> [TASK DETAILS]:
Exactly the lines from the start of the data below through the line that contains "(ctl) at (1165,435)" are to be copied, with pictures left out.

> [DATA SEGMENT]:
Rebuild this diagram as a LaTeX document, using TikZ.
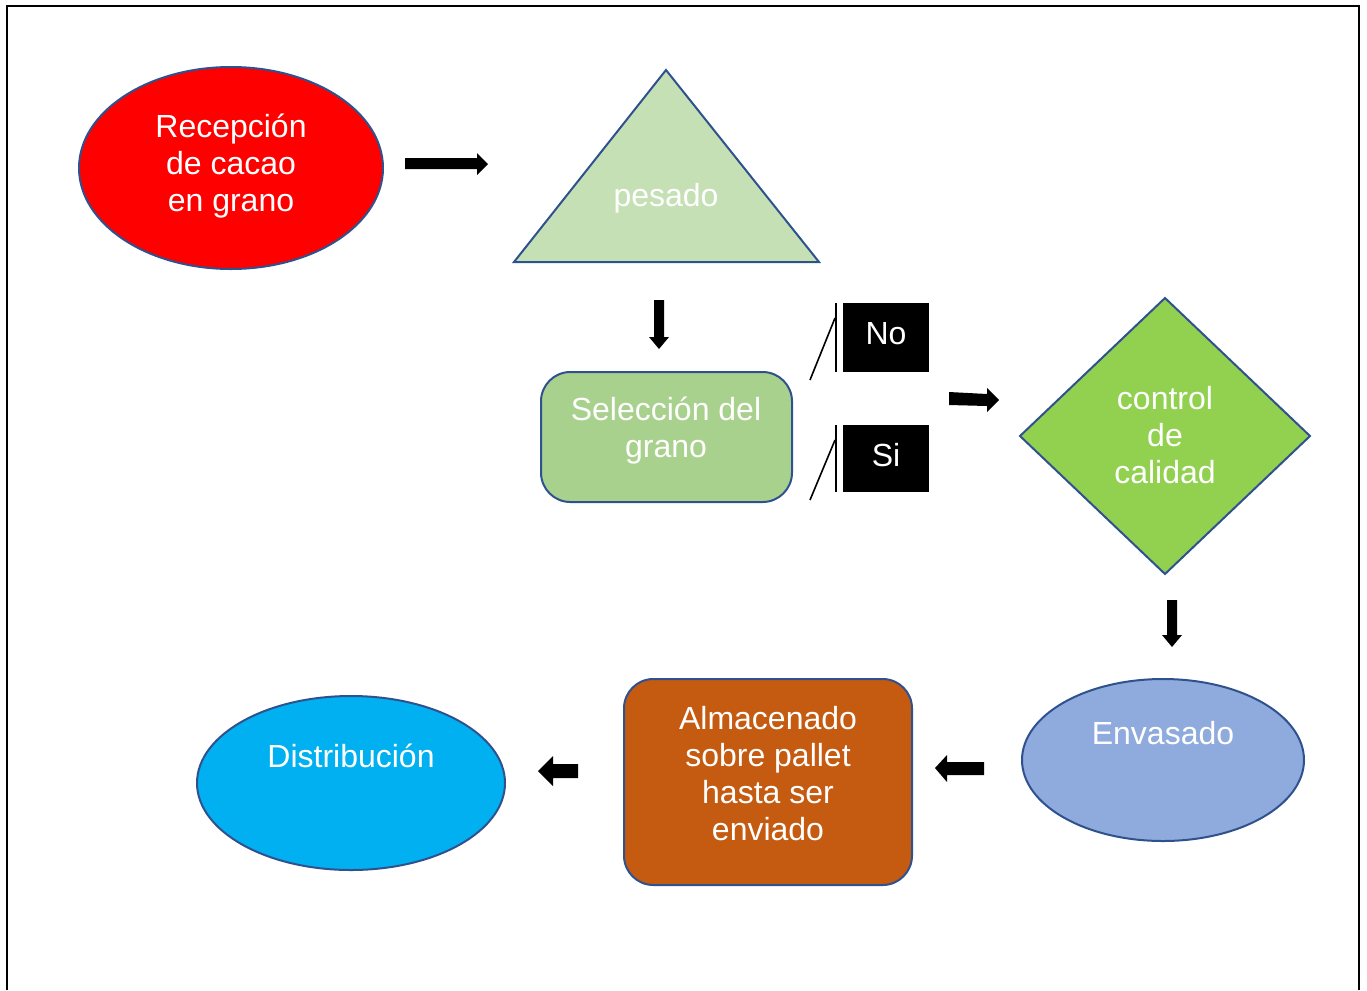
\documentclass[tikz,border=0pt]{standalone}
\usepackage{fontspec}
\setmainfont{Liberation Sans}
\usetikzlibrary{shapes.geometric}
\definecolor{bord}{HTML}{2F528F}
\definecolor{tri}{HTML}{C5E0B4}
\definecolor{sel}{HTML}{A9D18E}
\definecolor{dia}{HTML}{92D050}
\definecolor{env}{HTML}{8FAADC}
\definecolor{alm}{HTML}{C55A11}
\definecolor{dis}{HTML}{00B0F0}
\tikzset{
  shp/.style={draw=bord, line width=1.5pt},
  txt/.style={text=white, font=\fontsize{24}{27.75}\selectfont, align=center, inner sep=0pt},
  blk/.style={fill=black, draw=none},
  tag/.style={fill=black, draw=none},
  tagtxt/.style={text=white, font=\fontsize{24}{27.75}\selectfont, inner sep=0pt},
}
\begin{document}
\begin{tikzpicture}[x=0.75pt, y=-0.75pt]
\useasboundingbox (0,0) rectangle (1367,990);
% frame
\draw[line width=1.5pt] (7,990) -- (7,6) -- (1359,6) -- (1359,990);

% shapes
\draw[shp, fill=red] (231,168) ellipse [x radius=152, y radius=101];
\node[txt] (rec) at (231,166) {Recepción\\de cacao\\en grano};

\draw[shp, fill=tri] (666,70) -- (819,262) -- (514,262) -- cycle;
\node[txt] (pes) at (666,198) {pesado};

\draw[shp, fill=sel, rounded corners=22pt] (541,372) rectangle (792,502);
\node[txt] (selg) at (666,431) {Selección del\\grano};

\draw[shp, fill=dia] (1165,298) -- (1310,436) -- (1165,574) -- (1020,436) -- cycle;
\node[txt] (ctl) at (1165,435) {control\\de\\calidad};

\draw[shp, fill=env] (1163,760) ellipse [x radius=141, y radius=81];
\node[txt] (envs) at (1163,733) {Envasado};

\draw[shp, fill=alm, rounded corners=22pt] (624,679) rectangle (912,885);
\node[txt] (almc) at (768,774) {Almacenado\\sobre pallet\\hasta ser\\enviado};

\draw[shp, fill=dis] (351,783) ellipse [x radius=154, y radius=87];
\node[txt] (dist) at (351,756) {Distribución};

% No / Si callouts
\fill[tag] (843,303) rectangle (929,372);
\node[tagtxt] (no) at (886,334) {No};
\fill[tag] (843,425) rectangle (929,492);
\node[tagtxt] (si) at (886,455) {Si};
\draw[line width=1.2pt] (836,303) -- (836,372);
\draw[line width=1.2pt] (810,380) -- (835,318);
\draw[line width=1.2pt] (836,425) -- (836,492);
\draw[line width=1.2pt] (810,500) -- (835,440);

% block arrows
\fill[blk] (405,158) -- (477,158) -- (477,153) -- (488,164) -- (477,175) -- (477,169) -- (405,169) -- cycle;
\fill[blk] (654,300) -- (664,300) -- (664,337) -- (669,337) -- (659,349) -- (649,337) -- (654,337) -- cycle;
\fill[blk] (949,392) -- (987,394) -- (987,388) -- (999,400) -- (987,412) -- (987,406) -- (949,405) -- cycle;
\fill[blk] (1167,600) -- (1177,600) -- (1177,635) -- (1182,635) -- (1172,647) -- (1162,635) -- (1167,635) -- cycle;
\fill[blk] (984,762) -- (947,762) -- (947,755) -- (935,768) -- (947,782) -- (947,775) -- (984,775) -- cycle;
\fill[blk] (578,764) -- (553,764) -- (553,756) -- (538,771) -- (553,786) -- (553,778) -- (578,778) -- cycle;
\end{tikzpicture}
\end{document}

> [ANSWER TO THE EXERCISE]:
Rebuild this diagram as a LaTeX document, using TikZ.
\documentclass[tikz,border=0pt]{standalone}
\usepackage{fontspec}
\setmainfont{Liberation Sans}
\usetikzlibrary{shapes.geometric}
\definecolor{bord}{HTML}{2F528F}
\definecolor{tri}{HTML}{C5E0B4}
\definecolor{sel}{HTML}{A9D18E}
\definecolor{dia}{HTML}{92D050}
\definecolor{env}{HTML}{8FAADC}
\definecolor{alm}{HTML}{C55A11}
\definecolor{dis}{HTML}{00B0F0}
\tikzset{
  shp/.style={draw=bord, line width=1.5pt},
  txt/.style={text=white, font=\fontsize{24}{27.75}\selectfont, align=center, inner sep=0pt},
  blk/.style={fill=black, draw=none},
  tag/.style={fill=black, draw=none},
  tagtxt/.style={text=white, font=\fontsize{24}{27.75}\selectfont, inner sep=0pt},
}
\begin{document}
\begin{tikzpicture}[x=0.75pt, y=-0.75pt]
\useasboundingbox (0,0) rectangle (1367,990);
% frame
\draw[line width=1.5pt] (7,990) -- (7,6) -- (1359,6) -- (1359,990);

% shapes
\draw[shp, fill=red] (231,168) ellipse [x radius=152, y radius=101];
\node[txt] (rec) at (231,166) {Recepción\\de cacao\\en grano};

\draw[shp, fill=tri] (666,70) -- (819,262) -- (514,262) -- cycle;
\node[txt] (pes) at (666,198) {pesado};

\draw[shp, fill=sel, rounded corners=22pt] (541,372) rectangle (792,502);
\node[txt] (selg) at (666,431) {Selección del\\grano};

\draw[shp, fill=dia] (1165,298) -- (1310,436) -- (1165,574) -- (1020,436) -- cycle;
\node[txt] (ctl) at (1165,435) {control\\de\\calidad};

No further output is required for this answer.